Other views: Reducing emissions isn’t enough
Published 6:00 am Saturday, January 30, 2021
- Seidler
Oregonians living through the September 2020 fires know the threat global warming poses; we are on the front lines. We know temperature is rising and rainfall is declining during summer, while snowpack is declining during winter. We know our soils and vegetation are drying through summer and increasing fire risk because we constantly live with that risk.
Climate changes impact what grows in our forests, what and how we grow our food, and how we recreate. The cost of weather-related disasters in the United States in 2020, including three devastating hurricanes, extreme wildfires, hail, flooding, tornadoes and drought, reached $306 billion. We also understand that increasing atmospheric greenhouse gas concentrations resulting from our behavior will make unchecked global warming worse.
Fortunately, we can control the trend by adjusting our behavior. Summarizing current climate science, the Intergovernmental Panel on Climate Change indicates that limiting global warming and its climate change consequences to manageable proportions requires keeping the temperature increase under 3 degrees Fahrenheit above preindustrial revolution (1700s) conditions. The IPCC also tells us persuasively that reducing greenhouse gas emissions to net zero by 2050 is inadequate.
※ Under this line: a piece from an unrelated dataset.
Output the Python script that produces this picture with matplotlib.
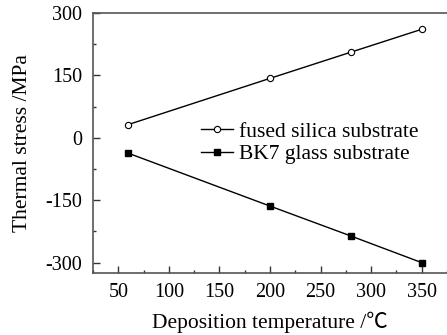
import matplotlib
matplotlib.use("Agg")
import matplotlib.pyplot as plt
from matplotlib.ticker import MultipleLocator

# Data
temperature = [60, 200, 280, 350]
fused_silica = [32, 143, 206, 261]
bk7_glass = [-37, -164, -236, -300]

x_ticks = [50, 100, 150, 200, 250, 300, 350]
y_ticks = [-300, -150, 0, 150, 300]

plt.rcParams["font.family"] = ["Liberation Serif", "Noto Sans CJK SC", "DejaVu Serif"]
plt.rcParams["axes.unicode_minus"] = False

fig = plt.figure(figsize=(4.47, 3.35), dpi=100)
ax = fig.add_axes([0.208, 0.185, 0.792, 0.776])

ax.plot(temperature, fused_silica, color="black", linewidth=1.0, marker="o",
        markersize=4.5, markerfacecolor="white", markeredgecolor="black",
        markeredgewidth=0.8, label="fused silica substrate")
ax.plot(temperature, bk7_glass, color="black", linewidth=1.0, marker="s",
        markersize=4.5, markerfacecolor="black", markeredgecolor="black",
        label="BK7 glass substrate")

ax.set_xlim(25, 375)
ax.set_ylim(-325, 300)
ax.set_xticks(x_ticks)
ax.set_yticks(y_ticks)
ax.xaxis.set_minor_locator(MultipleLocator(25))
ax.yaxis.set_minor_locator(MultipleLocator(75))
ax.tick_params(which="both", direction="in", width=1.0, colors="#333333",
               labelcolor="black", labelsize=14.5)
ax.tick_params(which="major", length=5)
ax.tick_params(which="minor", length=2.5)
ax.tick_params(axis="x", pad=7)
ax.tick_params(axis="y", pad=8)

for side in ("left", "top", "bottom"):
    ax.spines[side].set_color("#555555")
    ax.spines[side].set_linewidth(1.2)
ax.spines["right"].set_visible(False)

ax.set_xlabel("Deposition temperature /\u2103", fontsize=15.5, labelpad=7)
ax.set_ylabel("Thermal stress /MPa", fontsize=15.5, labelpad=9)

ax.legend(loc="center left", bbox_to_anchor=(0.305, 0.5), frameon=False,
          handlelength=1.5, handletextpad=0.25, labelspacing=0.1,
          borderpad=0, borderaxespad=0, fontsize=15.5)

fig.savefig("out.png", dpi=100)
The IPCC and the U.S. National Academy of Sciences argue that achieving climate mitigation and economic growth requires both reducing greenhouse gas emissions and capturing and storing more carbon dioxide using negative emission technologies (NETs). Thus, we must promote NETs.
The 2020 Oregon Global Warming Commission Biennial Report concluded Oregon is not meeting emissions reduction targets established by our Oregon Legislature in 2007. Possibly because the program is purely voluntary, polluters have not reduced emissions sufficiently.
Meanwhile, attempts to legislate climate action have been repeatedly thwarted by many representatives either resisting state action or simply walking out of the legislative chambers to defeat it. Consequently, in March 2020, Gov. Kate Brown signed Executive Order 20-04 (the Oregon Climate Action Plan, OCAP) charging state agencies with reducing emissions and providing a route for Oregon to join global efforts to address climate change.
Although it doesn’t target net zero greenhouse gas emissions, the executive order seeks emissions reductions of at least 80% below 1990 levels by 2050 and recognizes the IPCC emphasis on carbon sequestration by requiring that Oregon’s Forestry and Agriculture agencies promote carbon sequestration by rural land managers. To encourage our neighbors to adopt carbon sequestration practices, financial incentives are necessary. Unfortunately, because the governor has no authority to raise revenue, the OCAP lacks revenue to fund incentives.
The basic mechanism the Department of Environmental Quality is developing for reducing emissions from industries and power plants involves issuing to these emitters, then annually reducing, a number of compliance instruments (allowances). There is, however, an opportunity within this proposal to provide a funding stream to incentivize carbon sequestration. This opportunity involves alternative compliance instruments — ACIs or “offsets.” ACIs would allow emitters to achieve a portion of their reductions by investing in projects that either, for example: (a) generate energy from renewable resources (reducing fossil fuel use and eliminating associated resultant emissions), or (b) subsidize carbon capture by land managers for sequestering atmospheric carbon dioxide in their soils or forests.
Rural and coastal Oregonians are on the front lines of global warming and also economically depressed. By providing polluters with an opportunity to invest in rural and coastal forests and farming communities through subsidies for carbon sequestration, we can serve the global atmospheric carbon dioxide reduction need and stimulate depressed economies.
It is critical to note, however, that use of ACIs must be subjected to regulations that prevent emitters from substituting ACIs for emissions reductions when the latter are possible, and that protect frontline communities from the environmental injustices to which they have been subjected for years. Meanwhile, approved projects must be certified as meeting sequestration requirements.